Come Away to a Deserted Place

From the Desk of the Associate Pastor

“Woe to the shepherds who destroy and scatter the flock of my pasture.”

The Lord is Our Shepherd

These are very strong words coming from the Prophet Jeremiah in our first reading this Sunday. He directed this message mainly to Zedekiah, the King of Judah. Against Jeremiah’s warning, Zedekiah allied himself with the Egyptians and attacked the Babylonians. The result was the siege and capture of Jerusalem, the destruction of the Temple, and the exile of Judah citizens. The flock of Israel was truly scattered as Jeremiah had prophesied.

In our time, there is no shortage of “shepherds” who are causing destruction and scattering of the faithful. Recently there are Catholic religious figures who spread disinformation about the coronavirus and the vaccines. There are those who promote mistrust against Pope Francis, ironically claiming that he himself is the bad shepherd. Unfortunately, with social media and the internet, these false shepherds are able to rapidly spread their claims. All it takes is someone who believes in the claim without checking the facts and forwards it to their family and friends on WhatsApp, Facebook, and other channels.

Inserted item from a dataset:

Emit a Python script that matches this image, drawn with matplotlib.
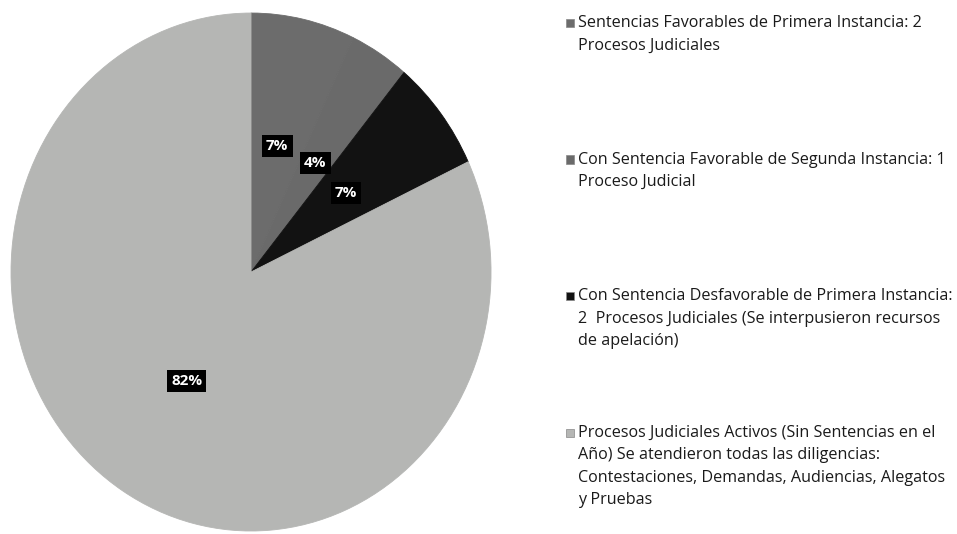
import matplotlib.pyplot as plt
from matplotlib.patches import Rectangle

# data (porcentajes tal como aparecen en el grafico)
labels = [
    "Sentencias Favorables de Primera Instancia: 2\nProcesos Judiciales",
    "Con Sentencia Favorable de Segunda Instancia: 1\nProceso Judicial",
    "Con Sentencia Desfavorable de Primera Instancia:\n2  Procesos Judiciales (Se interpusieron recursos\nde apelación)",
    "Procesos Judiciales Activos (Sin Sentencias en el\nAño) Se atendieron todas las diligencias:\nContestaciones, Demandas, Audiencias, Alegatos\ny Pruebas",
]
values = [7, 4, 7, 82]
colors = ["#6c6c6c", "#6a6a6a", "#121212", "#b5b6b4"]

plt.rcParams['font.family'] = ['Open Sans', 'DejaVu Sans']

fig = plt.figure(figsize=(9.57, 5.34), dpi=100)
ax = fig.add_axes([0.0115, 0.0056, 0.5016, 0.970])

wedges, texts, autotexts = ax.pie(values, colors=colors, startangle=90, counterclock=False,
                                  autopct='%d%%', pctdistance=0.5,
                                  textprops=dict(color='white', fontweight='bold', fontsize=11))
for w, c in zip(wedges, colors):
    w.set_edgecolor(c)
    w.set_linewidth(0.6)
for t in autotexts:
    t.set_bbox(dict(facecolor='black', edgecolor='none', pad=3))
ax.set_aspect('auto')
ax.set_xlim(-1, 1)
ax.set_ylim(-1, 1)

# legend drawn by hand so the markers sit on the first line
top = 1 - 23 / 534
step = 136.5 / 534
for i, (lab, c) in enumerate(zip(labels, colors)):
    y = top - i * step
    fig.patches.append(Rectangle((566 / 957, y - 4 / 534), 8 / 957, 8 / 534,
                                 transform=fig.transFigure, facecolor=c,
                                 edgecolor='#888888', linewidth=0.5))
    fig.text(578 / 957, y + 8 / 534, lab, fontsize=11.6, va='top', ha='left',
             color='#1a1a1a', linespacing=1.55)

plt.savefig("out.png", dpi=100)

In the midst of this (dis)information overload, it’s good for us to heed the call of Jesus in today’s Gospel: “Come away by yourselves to a deserted place and rest awhile.” Get away from all the deafening noises in our world. Spend some time at a retreat center or go camping while enjoying the beauty of God’s creation.

The original Greek word for “deserted place” in the Gospel is érēmos, from which we get the word “hermits” for those who seek to live a solitary life. However, the root of the word does not suggest absolute bareness but “unappropriated territory affording free range for the shepherd and their flocks” (HELPS Word‐Studies).

Perhaps in such a place can we hear more clearly the voice of the True Shepherd, so that we will no longer be easily misled by false shepherds. Then we can go back to our daily life no longer with fear and trembling because we know Christ, the Good Shepherd, is at our side.